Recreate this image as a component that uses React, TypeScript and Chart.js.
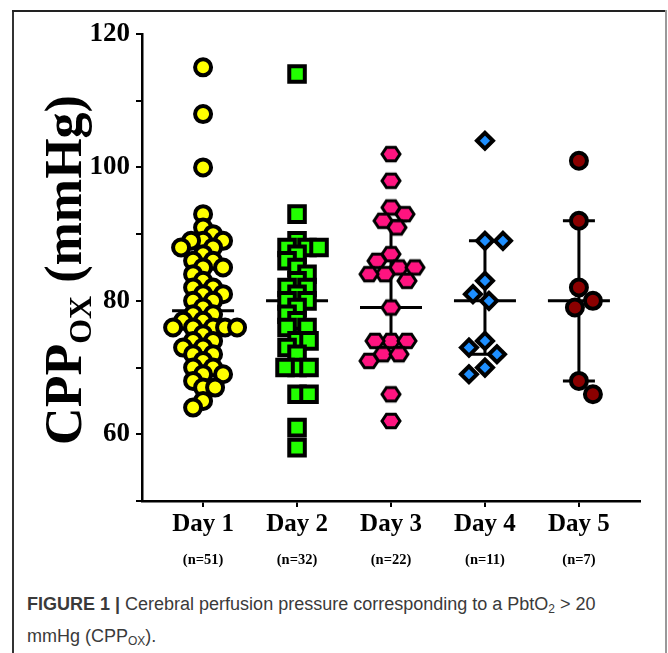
import React, { useEffect, useRef } from "react";
import { Chart, registerables } from "chart.js";

Chart.register(...registerables);

const dayLabels = ["Day 1", "Day 2", "Day 3", "Day 4", "Day 5"];
const nLabels = ["(n=51)", "(n=32)", "(n=22)", "(n=11)", "(n=7)"];
const yTicks = [50, 60, 70, 80, 90, 100, 110, 120];

const day1 = [115, 108, 100, 93, 91, 90, 89, 89, 89, 88, 88, 87, 86, 86, 85, 85, 84, 83, 82, 82, 81, 81, 80, 80, 79, 78, 78, 77, 77, 76, 76, 76, 76, 76, 75, 74, 74, 73, 73, 72, 72, 71, 70, 70, 69, 69, 68, 67, 67, 65, 64];
const day2 = [114, 93, 89, 88, 88, 88, 87, 86, 85, 84, 83, 82, 82, 81, 80, 80, 79, 78, 77, 76, 76, 74, 74, 73, 72, 70, 70, 70, 66, 66, 61, 58];
const day3 = [102, 98, 94, 93, 92, 91, 87, 86, 85, 85, 84, 84, 83, 79, 74, 74, 74, 72, 72, 71, 66, 62];
const day4 = [104, 89, 89, 83, 81, 80, 74, 73, 72, 70, 69];
const day5 = [101, 92, 82, 80, 79, 68, 66];

const medians = [78.5, 80, 79, 80, 80];
const lowerQ: (number | null)[] = [null, null, 73, 72, 68];
const upperQ: (number | null)[] = [null, null, 92, 89, 92];

const PX_X = 94;
const PX_Y = 6.67;

// greedy beeswarm: fine horizontal steps, nearest free spot, alternating side preference
function swarm(values: number[], step: number, minD: number): number[] {
  const order = values.map((_, i) => i).sort((a, b) => values[b] - values[a]);
  const placed: { x: number; y: number }[] = [];
  const out = new Array(values.length).fill(0);
  let side = 1;
  for (const i of order) {
    const y = values[i] * PX_Y;
    for (let k = 0; k < 200; k++) {
      const slot = k === 0 ? 0 : (k % 2 === 1 ? side : -side) * Math.ceil(k / 2);
      const x = slot * step;
      if (placed.every((p) => (p.x - x) ** 2 + (p.y - y) ** 2 >= minD * minD)) {
        placed.push({ x, y });
        out[i] = x / PX_X;
        if (x !== 0) side = x > 0 ? -1 : 1;
        break;
      }
    }
  }
  return out;
}

function makeHexagon(): HTMLCanvasElement {
  const c = document.createElement("canvas");
  c.width = 24;
  c.height = 20;
  const g = c.getContext("2d")!;
  const cx = 12, cy = 10, R = 9, h = 6.8;
  g.beginPath();
  g.moveTo(cx - R, cy);
  g.lineTo(cx - R / 2, cy - h);
  g.lineTo(cx + R / 2, cy - h);
  g.lineTo(cx + R, cy);
  g.lineTo(cx + R / 2, cy + h);
  g.lineTo(cx - R / 2, cy + h);
  g.closePath();
  g.fillStyle = "#FF1480";
  g.fill();
  g.lineWidth = 3;
  g.strokeStyle = "#000";
  g.lineJoin = "miter";
  g.stroke();
  return c;
}

const serif = '"Liberation Serif", "Times New Roman", serif';

export default function App() {
  const ref = useRef<HTMLCanvasElement>(null);

  useEffect(() => {
    if (!ref.current) return;
    const series = [day1, day2, day3, day4, day5];
    const offs = [
      swarm(day1, 2, 11),
      swarm(day2, 2, 12),
      swarm(day3, 2, 15),
      swarm(day4, 2, 17),
      swarm(day5, 2, 19),
    ];
    const hex = makeHexagon();
    const styles: any[] = [
      { pointStyle: "circle", pointRadius: 8, bg: "#FFFF00", bw: 4 },
      { pointStyle: "rect", pointRadius: 11, bg: "#22FF00", bw: 4 },
      { pointStyle: hex, pointRadius: 9, bg: "#FF1480", bw: 3 },
      { pointStyle: "rectRot", pointRadius: 8, bg: "#1E8FFF", bw: 4 },
      { pointStyle: "circle", pointRadius: 8, bg: "#8B0000", bw: 4 },
    ];

    const overlay = {
      id: "overlay",
      beforeDatasetsDraw(chart: any) {
        const { ctx, scales } = chart;
        const xs = scales.x, ys = scales.y;
        ctx.save();
        ctx.strokeStyle = "#000";
        ctx.lineWidth = 3;
        ctx.lineCap = "butt";
        for (let d = 0; d < 5; d++) {
          const cx = xs.getPixelForValue(d);
          const my = ys.getPixelForValue(medians[d]);
          ctx.beginPath();
          ctx.moveTo(cx - 31, my);
          ctx.lineTo(cx + 31, my);
          ctx.stroke();
          const lo = lowerQ[d], hi = upperQ[d];
          if (lo != null && hi != null) {
            const ly = ys.getPixelForValue(lo);
            const hy = ys.getPixelForValue(hi);
            ctx.beginPath();
            ctx.moveTo(cx, ly);
            ctx.lineTo(cx, hy);
            ctx.moveTo(cx - 16, ly);
            ctx.lineTo(cx + 16, ly);
            ctx.moveTo(cx - 16, hy);
            ctx.lineTo(cx + 16, hy);
            ctx.stroke();
          }
        }
        ctx.restore();
      },
      afterDraw(chart: any) {
        const { ctx, scales } = chart;
        const xs = scales.x;
        ctx.save();
        ctx.fillStyle = "#000";
        ctx.textAlign = "center";
        ctx.textBaseline = "middle";
        ctx.font = `bold 14.5px ${serif}`;
        for (let d = 0; d < 5; d++) {
          ctx.fillText(nLabels[d], xs.getPixelForValue(d), 560);
        }
        // y-axis title with subscript
        ctx.translate(64, 270);
        ctx.rotate(-Math.PI / 2);
        ctx.textAlign = "left";
        ctx.textBaseline = "alphabetic";
        const big = `bold 52px ${serif}`;
        const small = `bold 32px ${serif}`;
        ctx.font = big;
        const w1 = ctx.measureText("CPP").width;
        const w3 = ctx.measureText(" (mmHg)").width;
        ctx.font = small;
        const w2 = ctx.measureText("OX").width;
        let x = -(w1 + w2 + w3) / 2;
        const base = 17;
        ctx.font = big;
        ctx.fillText("CPP", x, base);
        x += w1;
        ctx.font = small;
        ctx.fillText("OX", x, base + 10);
        x += w2;
        ctx.font = big;
        ctx.fillText(" (mmHg)", x, base);
        ctx.restore();
      },
    };

    const chart = new Chart(ref.current, {
      type: "scatter",
      data: {
        datasets: series.map((vals, d) => ({
          label: dayLabels[d],
          data: vals.map((v, i) => ({ x: d + offs[d][i], y: v })),
          pointStyle: styles[d].pointStyle,
          pointRadius: styles[d].pointRadius,
          pointHoverRadius: styles[d].pointRadius,
          pointBackgroundColor: styles[d].bg,
          pointBorderColor: "#000",
          pointBorderWidth: styles[d].bw,
          pointHoverBorderWidth: styles[d].bw,
        })),
      },
      options: {
        animation: false,
        responsive: false,
        events: [],
        layout: { padding: { left: 0, top: 34, right: 28, bottom: 9 } },
        plugins: { legend: { display: false }, tooltip: { enabled: false } },
        scales: {
          x: {
            type: "linear",
            min: -0.65,
            max: 4.65,
            afterBuildTicks: (s: any) => {
              s.ticks = [0, 1, 2, 3, 4].map((v) => ({ value: v }));
            },
            afterFit: (s: any) => {
              s.height = 80;
            },
            grid: { drawOnChartArea: false, drawTicks: true, tickLength: 6, color: "#000", lineWidth: 2 },
            border: { display: true, color: "#000", width: 2.5 },
            ticks: {
              callback: (v: any) => dayLabels[Math.round(v)] ?? "",
              font: { family: serif, size: 25, weight: "bold" },
              color: "#000",
              padding: 3,
              maxRotation: 0,
              autoSkip: false,
            },
          },
          y: {
            type: "linear",
            min: 50,
            max: 120,
            afterBuildTicks: (s: any) => {
              s.ticks = yTicks.map((v) => ({ value: v }));
            },
            afterFit: (s: any) => {
              s.width = 142;
            },
            grid: { drawOnChartArea: false, drawTicks: true, tickLength: 6, color: "#000", lineWidth: 2 },
            border: { display: true, color: "#000", width: 2.5 },
            ticks: {
              callback: (v: any) => (v % 20 === 0 ? String(v) : ""),
              font: { family: serif, size: 27, weight: "bold" },
              color: "#000",
              padding: 6,
              autoSkip: false,
            },
          },
        },
      } as any,
      plugins: [overlay],
    });
    return () => chart.destroy();
  }, []);

  const subStyle = { fontSize: 12, verticalAlign: "-3px" };

  return (
    <div style={{ position: "absolute", left: 0, top: 0, width: 668, height: 653, background: "#fff", overflow: "hidden" }}>
      <canvas ref={ref} width={668} height={590} style={{ position: "absolute", left: 0, top: 0 }} />
      <div style={{ position: "absolute", left: 12, top: 10, width: 1.5, height: 643, background: "#333" }} />
      <div style={{ position: "absolute", left: 12, top: 10, width: 654, height: 1.5, background: "#222" }} />
      <div style={{ position: "absolute", left: 665, top: 10, width: 2, height: 643, background: "#999" }} />
      <div
        style={{
          position: "absolute",
          left: 27,
          top: 591,
          fontFamily: '"Liberation Sans", Arial, sans-serif',
          fontSize: 18,
          lineHeight: "27px",
          color: "#3a3a3a",
          whiteSpace: "nowrap",
        }}
      >
        <b>FIGURE 1 |</b> Cerebral perfusion pressure corresponding to a PbtO<sub style={subStyle}>2</sub> &gt; 20
        <br />
        mmHg (CPP<sub style={subStyle}>OX</sub>).
      </div>
    </div>
  );
}
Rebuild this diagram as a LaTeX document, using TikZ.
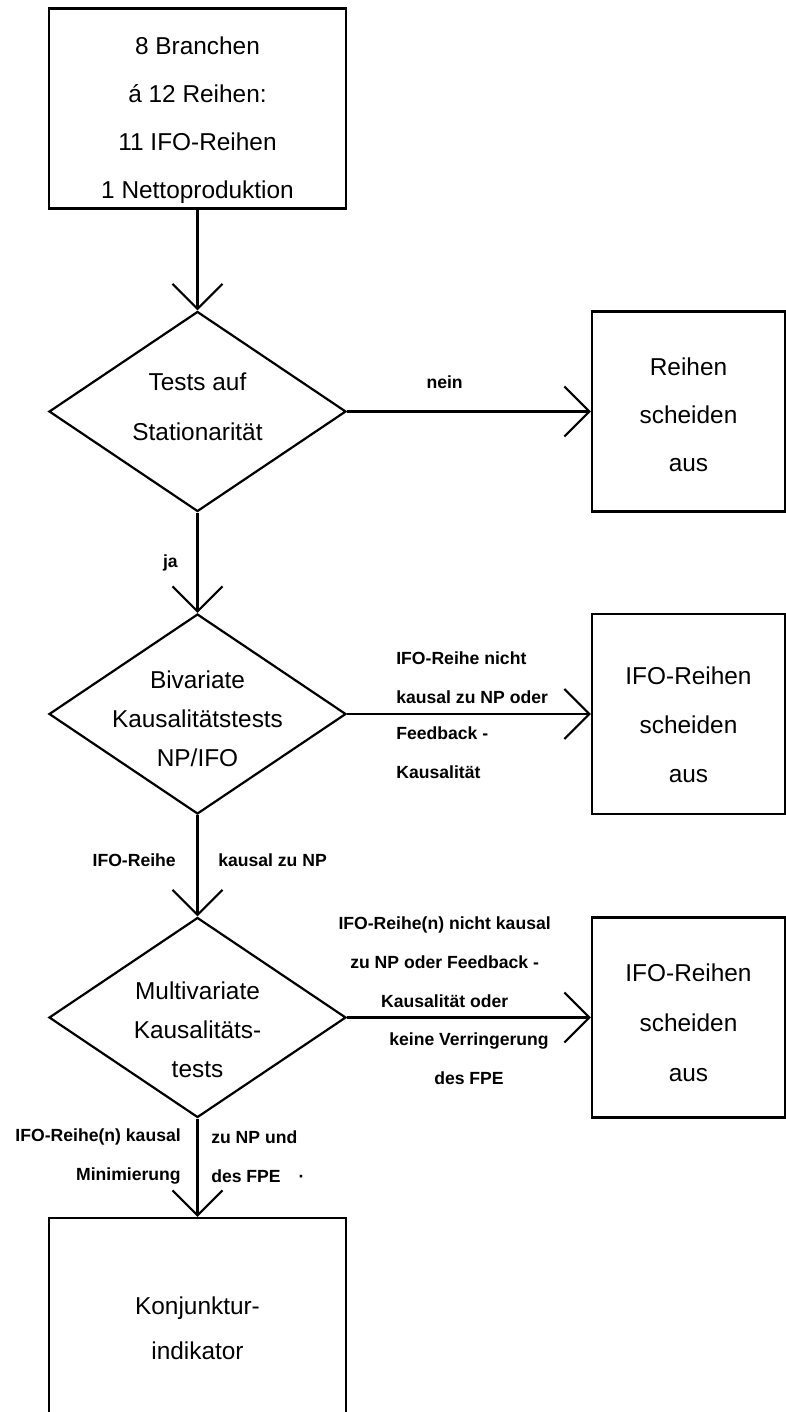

THE PROBLEM:
Write down every line from the opening of the listing to the line with "const PX_Y = 6.67;", both included, and nothing else; the pictures are omitted.

SOLUTION TO THIS TASK:
Recreate this image as a component that uses React, TypeScript and Chart.js.
import React, { useEffect, useRef } from "react";
import { Chart, registerables } from "chart.js";

Chart.register(...registerables);

const dayLabels = ["Day 1", "Day 2", "Day 3", "Day 4", "Day 5"];
const nLabels = ["(n=51)", "(n=32)", "(n=22)", "(n=11)", "(n=7)"];
const yTicks = [50, 60, 70, 80, 90, 100, 110, 120];

const day1 = [115, 108, 100, 93, 91, 90, 89, 89, 89, 88, 88, 87, 86, 86, 85, 85, 84, 83, 82, 82, 81, 81, 80, 80, 79, 78, 78, 77, 77, 76, 76, 76, 76, 76, 75, 74, 74, 73, 73, 72, 72, 71, 70, 70, 69, 69, 68, 67, 67, 65, 64];
const day2 = [114, 93, 89, 88, 88, 88, 87, 86, 85, 84, 83, 82, 82, 81, 80, 80, 79, 78, 77, 76, 76, 74, 74, 73, 72, 70, 70, 70, 66, 66, 61, 58];
const day3 = [102, 98, 94, 93, 92, 91, 87, 86, 85, 85, 84, 84, 83, 79, 74, 74, 74, 72, 72, 71, 66, 62];
const day4 = [104, 89, 89, 83, 81, 80, 74, 73, 72, 70, 69];
const day5 = [101, 92, 82, 80, 79, 68, 66];

const medians = [78.5, 80, 79, 80, 80];
const lowerQ: (number | null)[] = [null, null, 73, 72, 68];
const upperQ: (number | null)[] = [null, null, 92, 89, 92];

const PX_X = 94;
const PX_Y = 6.67;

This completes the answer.